Omit all pictures, then retype the data exactly as given.

• _Dataset excerpt_:
====

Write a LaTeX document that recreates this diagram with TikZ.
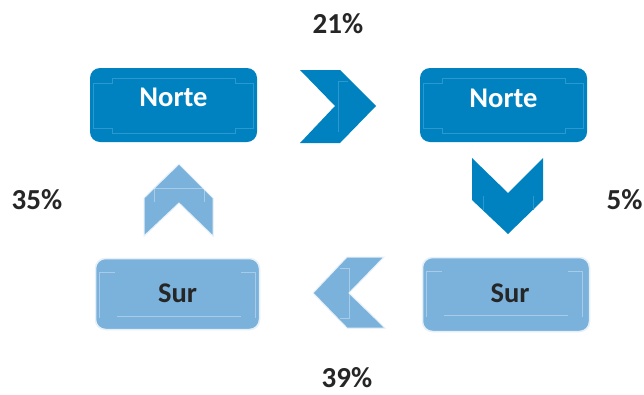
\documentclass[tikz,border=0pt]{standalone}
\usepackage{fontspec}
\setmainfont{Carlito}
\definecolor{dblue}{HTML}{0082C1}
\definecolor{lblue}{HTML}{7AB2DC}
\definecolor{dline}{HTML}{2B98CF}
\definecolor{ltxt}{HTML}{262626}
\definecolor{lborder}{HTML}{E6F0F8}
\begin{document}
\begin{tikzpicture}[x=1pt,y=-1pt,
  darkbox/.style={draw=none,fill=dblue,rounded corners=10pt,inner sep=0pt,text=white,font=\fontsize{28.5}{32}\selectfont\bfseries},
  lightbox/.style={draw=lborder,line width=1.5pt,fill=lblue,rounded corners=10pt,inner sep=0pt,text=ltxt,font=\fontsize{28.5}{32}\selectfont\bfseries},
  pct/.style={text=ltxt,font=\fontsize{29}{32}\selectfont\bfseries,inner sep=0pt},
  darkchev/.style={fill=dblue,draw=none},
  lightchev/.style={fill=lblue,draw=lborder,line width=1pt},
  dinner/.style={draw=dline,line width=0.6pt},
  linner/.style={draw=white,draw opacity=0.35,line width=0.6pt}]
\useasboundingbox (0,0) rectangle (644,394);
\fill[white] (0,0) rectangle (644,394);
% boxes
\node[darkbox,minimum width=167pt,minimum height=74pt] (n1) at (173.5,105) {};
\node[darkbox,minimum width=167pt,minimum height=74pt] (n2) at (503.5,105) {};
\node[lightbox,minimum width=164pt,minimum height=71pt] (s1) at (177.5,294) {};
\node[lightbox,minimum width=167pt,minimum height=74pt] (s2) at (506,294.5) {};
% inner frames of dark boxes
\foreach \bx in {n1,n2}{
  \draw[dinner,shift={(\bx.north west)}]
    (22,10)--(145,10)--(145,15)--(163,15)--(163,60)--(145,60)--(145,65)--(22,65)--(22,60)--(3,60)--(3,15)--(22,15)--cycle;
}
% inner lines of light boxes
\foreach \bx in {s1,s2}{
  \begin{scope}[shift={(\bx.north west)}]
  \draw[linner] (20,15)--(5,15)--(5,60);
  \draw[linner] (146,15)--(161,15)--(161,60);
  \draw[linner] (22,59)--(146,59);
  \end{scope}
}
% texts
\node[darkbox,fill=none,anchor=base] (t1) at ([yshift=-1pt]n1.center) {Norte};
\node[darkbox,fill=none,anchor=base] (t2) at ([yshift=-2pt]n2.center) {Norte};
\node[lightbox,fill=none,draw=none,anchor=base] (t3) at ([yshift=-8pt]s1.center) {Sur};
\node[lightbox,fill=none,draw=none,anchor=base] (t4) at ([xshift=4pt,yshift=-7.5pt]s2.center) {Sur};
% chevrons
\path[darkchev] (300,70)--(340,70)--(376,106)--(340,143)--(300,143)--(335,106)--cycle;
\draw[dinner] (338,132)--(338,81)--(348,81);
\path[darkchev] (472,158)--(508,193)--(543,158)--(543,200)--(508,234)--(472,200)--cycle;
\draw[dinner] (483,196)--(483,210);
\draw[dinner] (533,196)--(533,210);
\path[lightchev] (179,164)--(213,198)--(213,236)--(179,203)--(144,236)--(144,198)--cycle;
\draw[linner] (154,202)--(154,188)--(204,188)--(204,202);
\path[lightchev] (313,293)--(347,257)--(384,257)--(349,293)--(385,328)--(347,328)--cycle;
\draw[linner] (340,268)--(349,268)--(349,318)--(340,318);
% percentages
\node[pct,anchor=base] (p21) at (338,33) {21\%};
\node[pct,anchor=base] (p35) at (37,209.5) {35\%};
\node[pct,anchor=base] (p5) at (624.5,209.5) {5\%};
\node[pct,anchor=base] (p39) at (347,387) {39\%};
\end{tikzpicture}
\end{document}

====

• _Expected answer_:
Write a LaTeX document that recreates this diagram with TikZ.
\documentclass[tikz,border=0pt]{standalone}
\usepackage{fontspec}
\setmainfont{Carlito}
\definecolor{dblue}{HTML}{0082C1}
\definecolor{lblue}{HTML}{7AB2DC}
\definecolor{dline}{HTML}{2B98CF}
\definecolor{ltxt}{HTML}{262626}
\definecolor{lborder}{HTML}{E6F0F8}
\begin{document}
\begin{tikzpicture}[x=1pt,y=-1pt,
  darkbox/.style={draw=none,fill=dblue,rounded corners=10pt,inner sep=0pt,text=white,font=\fontsize{28.5}{32}\selectfont\bfseries},
  lightbox/.style={draw=lborder,line width=1.5pt,fill=lblue,rounded corners=10pt,inner sep=0pt,text=ltxt,font=\fontsize{28.5}{32}\selectfont\bfseries},
  pct/.style={text=ltxt,font=\fontsize{29}{32}\selectfont\bfseries,inner sep=0pt},
  darkchev/.style={fill=dblue,draw=none},
  lightchev/.style={fill=lblue,draw=lborder,line width=1pt},
  dinner/.style={draw=dline,line width=0.6pt},
  linner/.style={draw=white,draw opacity=0.35,line width=0.6pt}]
\useasboundingbox (0,0) rectangle (644,394);
\fill[white] (0,0) rectangle (644,394);
% boxes
\node[darkbox,minimum width=167pt,minimum height=74pt] (n1) at (173.5,105) {};
\node[darkbox,minimum width=167pt,minimum height=74pt] (n2) at (503.5,105) {};
\node[lightbox,minimum width=164pt,minimum height=71pt] (s1) at (177.5,294) {};
\node[lightbox,minimum width=167pt,minimum height=74pt] (s2) at (506,294.5) {};
% inner frames of dark boxes
\foreach \bx in {n1,n2}{
  \draw[dinner,shift={(\bx.north west)}]
    (22,10)--(145,10)--(145,15)--(163,15)--(163,60)--(145,60)--(145,65)--(22,65)--(22,60)--(3,60)--(3,15)--(22,15)--cycle;
}
% inner lines of light boxes
\foreach \bx in {s1,s2}{
  \begin{scope}[shift={(\bx.north west)}]
  \draw[linner] (20,15)--(5,15)--(5,60);
  \draw[linner] (146,15)--(161,15)--(161,60);
  \draw[linner] (22,59)--(146,59);
  \end{scope}
}
% texts
\node[darkbox,fill=none,anchor=base] (t1) at ([yshift=-1pt]n1.center) {Norte};
\node[darkbox,fill=none,anchor=base] (t2) at ([yshift=-2pt]n2.center) {Norte};
\node[lightbox,fill=none,draw=none,anchor=base] (t3) at ([yshift=-8pt]s1.center) {Sur};
\node[lightbox,fill=none,draw=none,anchor=base] (t4) at ([xshift=4pt,yshift=-7.5pt]s2.center) {Sur};
% chevrons
\path[darkchev] (300,70)--(340,70)--(376,106)--(340,143)--(300,143)--(335,106)--cycle;
\draw[dinner] (338,132)--(338,81)--(348,81);
\path[darkchev] (472,158)--(508,193)--(543,158)--(543,200)--(508,234)--(472,200)--cycle;
\draw[dinner] (483,196)--(483,210);
\draw[dinner] (533,196)--(533,210);
\path[lightchev] (179,164)--(213,198)--(213,236)--(179,203)--(144,236)--(144,198)--cycle;
\draw[linner] (154,202)--(154,188)--(204,188)--(204,202);
\path[lightchev] (313,293)--(347,257)--(384,257)--(349,293)--(385,328)--(347,328)--cycle;
\draw[linner] (340,268)--(349,268)--(349,318)--(340,318);
% percentages
\node[pct,anchor=base] (p21) at (338,33) {21\%};
\node[pct,anchor=base] (p35) at (37,209.5) {35\%};
\node[pct,anchor=base] (p5) at (624.5,209.5) {5\%};
\node[pct,anchor=base] (p39) at (347,387) {39\%};
\end{tikzpicture}
\end{document}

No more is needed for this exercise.